_Exercise instructions_
Word for word, transcribe the lines below and drop the pictures.

_Data_

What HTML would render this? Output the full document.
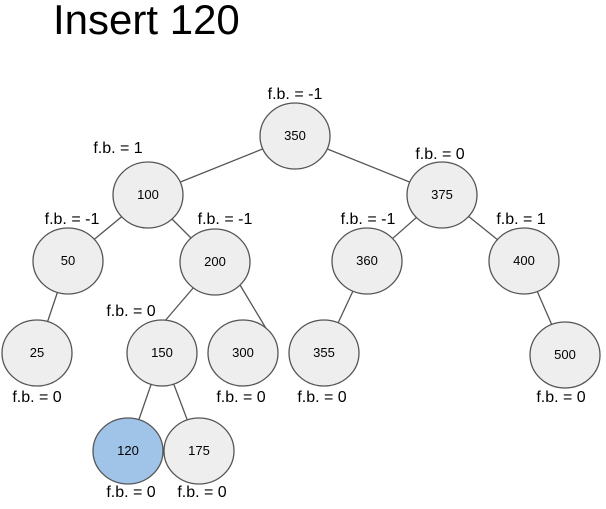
<!DOCTYPE html>
<html><head><style>body{margin:0;background:#fff}svg{display:block}</style></head><body>
<svg width="606" height="509" xmlns="http://www.w3.org/2000/svg" font-family="Liberation Sans, Arial, sans-serif">
<text x="53" y="34" font-size="42" fill="#000">Insert 120</text>
<g stroke="#555" stroke-width="1.3">
<line x1="295" y1="136" x2="148" y2="195"/>
<line x1="295" y1="136" x2="442" y2="195"/>
<line x1="148" y1="195" x2="68" y2="261"/>
<line x1="148" y1="195" x2="215" y2="262"/>
<line x1="442" y1="195" x2="367" y2="261"/>
<line x1="442" y1="195" x2="524" y2="261"/>
<line x1="68" y1="261" x2="37" y2="353"/>
<line x1="200" y1="280" x2="164" y2="322"/>
<line x1="240" y1="285" x2="273" y2="340"/>
<line x1="367" y1="261" x2="324" y2="353"/>
<line x1="524" y1="261" x2="565" y2="355"/>
<line x1="162" y1="353" x2="128" y2="451"/>
<line x1="162" y1="353" x2="199" y2="451"/>
</g>
<g stroke="#555" stroke-width="1.3" fill="#eeeeee">
<ellipse cx="295" cy="136" rx="35" ry="33"/>
<ellipse cx="148" cy="195" rx="35" ry="33"/>
<ellipse cx="442" cy="195" rx="35" ry="33"/>
<ellipse cx="68" cy="261" rx="35" ry="33"/>
<ellipse cx="215" cy="262" rx="35" ry="33"/>
<ellipse cx="367" cy="261" rx="35" ry="33"/>
<ellipse cx="524" cy="261" rx="35" ry="33"/>
<ellipse cx="37" cy="353" rx="35" ry="33"/>
<ellipse cx="162" cy="353" rx="35" ry="33"/>
<ellipse cx="243" cy="353" rx="35" ry="33"/>
<ellipse cx="324" cy="353" rx="35" ry="33"/>
<ellipse cx="565" cy="355" rx="35" ry="33"/>
<ellipse cx="128" cy="451" rx="35" ry="33" fill="#a0c4e8"/>
<ellipse cx="199" cy="451" rx="35" ry="33"/>
</g>
<g font-size="13" text-anchor="middle" fill="#000">
<text x="295" y="140">350</text><text x="148" y="199">100</text><text x="442" y="199">375</text>
<text x="68" y="265">50</text><text x="215" y="266">200</text><text x="367" y="265">360</text><text x="524" y="265">400</text>
<text x="37" y="357">25</text><text x="162" y="357">150</text><text x="243" y="357">300</text><text x="324" y="357">355</text><text x="565" y="359">500</text>
<text x="128" y="455">120</text><text x="199" y="455">175</text>
</g>
<g font-size="16" text-anchor="middle" fill="#000">
<text x="295" y="99">f.b. = -1</text>
<text x="118" y="153">f.b. = 1</text>
<text x="440" y="159">f.b. = 0</text>
<text x="72" y="224">f.b. = -1</text>
<text x="225" y="224">f.b. = -1</text>
<text x="368" y="224">f.b. = -1</text>
<text x="521" y="224">f.b. = 1</text>
<text x="131" y="316">f.b. = 0</text>
<text x="37" y="402">f.b. = 0</text>
<text x="241" y="402">f.b. = 0</text>
<text x="322" y="402">f.b. = 0</text>
<text x="561" y="402">f.b. = 0</text>
<text x="131" y="497">f.b. = 0</text>
<text x="202" y="497">f.b. = 0</text>
</g>
</svg>
</body></html>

_Solution_
What HTML would render this? Output the full document.
<!DOCTYPE html>
<html><head><style>body{margin:0;background:#fff}svg{display:block}</style></head><body>
<svg width="606" height="509" xmlns="http://www.w3.org/2000/svg" font-family="Liberation Sans, Arial, sans-serif">
<text x="53" y="34" font-size="42" fill="#000">Insert 120</text>
<g stroke="#555" stroke-width="1.3">
<line x1="295" y1="136" x2="148" y2="195"/>
<line x1="295" y1="136" x2="442" y2="195"/>
<line x1="148" y1="195" x2="68" y2="261"/>
<line x1="148" y1="195" x2="215" y2="262"/>
<line x1="442" y1="195" x2="367" y2="261"/>
<line x1="442" y1="195" x2="524" y2="261"/>
<line x1="68" y1="261" x2="37" y2="353"/>
<line x1="200" y1="280" x2="164" y2="322"/>
<line x1="240" y1="285" x2="273" y2="340"/>
<line x1="367" y1="261" x2="324" y2="353"/>
<line x1="524" y1="261" x2="565" y2="355"/>
<line x1="162" y1="353" x2="128" y2="451"/>
<line x1="162" y1="353" x2="199" y2="451"/>
</g>
<g stroke="#555" stroke-width="1.3" fill="#eeeeee">
<ellipse cx="295" cy="136" rx="35" ry="33"/>
<ellipse cx="148" cy="195" rx="35" ry="33"/>
<ellipse cx="442" cy="195" rx="35" ry="33"/>
<ellipse cx="68" cy="261" rx="35" ry="33"/>
<ellipse cx="215" cy="262" rx="35" ry="33"/>
<ellipse cx="367" cy="261" rx="35" ry="33"/>
<ellipse cx="524" cy="261" rx="35" ry="33"/>
<ellipse cx="37" cy="353" rx="35" ry="33"/>
<ellipse cx="162" cy="353" rx="35" ry="33"/>
<ellipse cx="243" cy="353" rx="35" ry="33"/>
<ellipse cx="324" cy="353" rx="35" ry="33"/>
<ellipse cx="565" cy="355" rx="35" ry="33"/>
<ellipse cx="128" cy="451" rx="35" ry="33" fill="#a0c4e8"/>
<ellipse cx="199" cy="451" rx="35" ry="33"/>
</g>
<g font-size="13" text-anchor="middle" fill="#000">
<text x="295" y="140">350</text><text x="148" y="199">100</text><text x="442" y="199">375</text>
<text x="68" y="265">50</text><text x="215" y="266">200</text><text x="367" y="265">360</text><text x="524" y="265">400</text>
<text x="37" y="357">25</text><text x="162" y="357">150</text><text x="243" y="357">300</text><text x="324" y="357">355</text><text x="565" y="359">500</text>
<text x="128" y="455">120</text><text x="199" y="455">175</text>
</g>
<g font-size="16" text-anchor="middle" fill="#000">
<text x="295" y="99">f.b. = -1</text>
<text x="118" y="153">f.b. = 1</text>
<text x="440" y="159">f.b. = 0</text>
<text x="72" y="224">f.b. = -1</text>
<text x="225" y="224">f.b. = -1</text>
<text x="368" y="224">f.b. = -1</text>
<text x="521" y="224">f.b. = 1</text>
<text x="131" y="316">f.b. = 0</text>
<text x="37" y="402">f.b. = 0</text>
<text x="241" y="402">f.b. = 0</text>
<text x="322" y="402">f.b. = 0</text>
<text x="561" y="402">f.b. = 0</text>
<text x="131" y="497">f.b. = 0</text>
<text x="202" y="497">f.b. = 0</text>
</g>
</svg>
</body></html>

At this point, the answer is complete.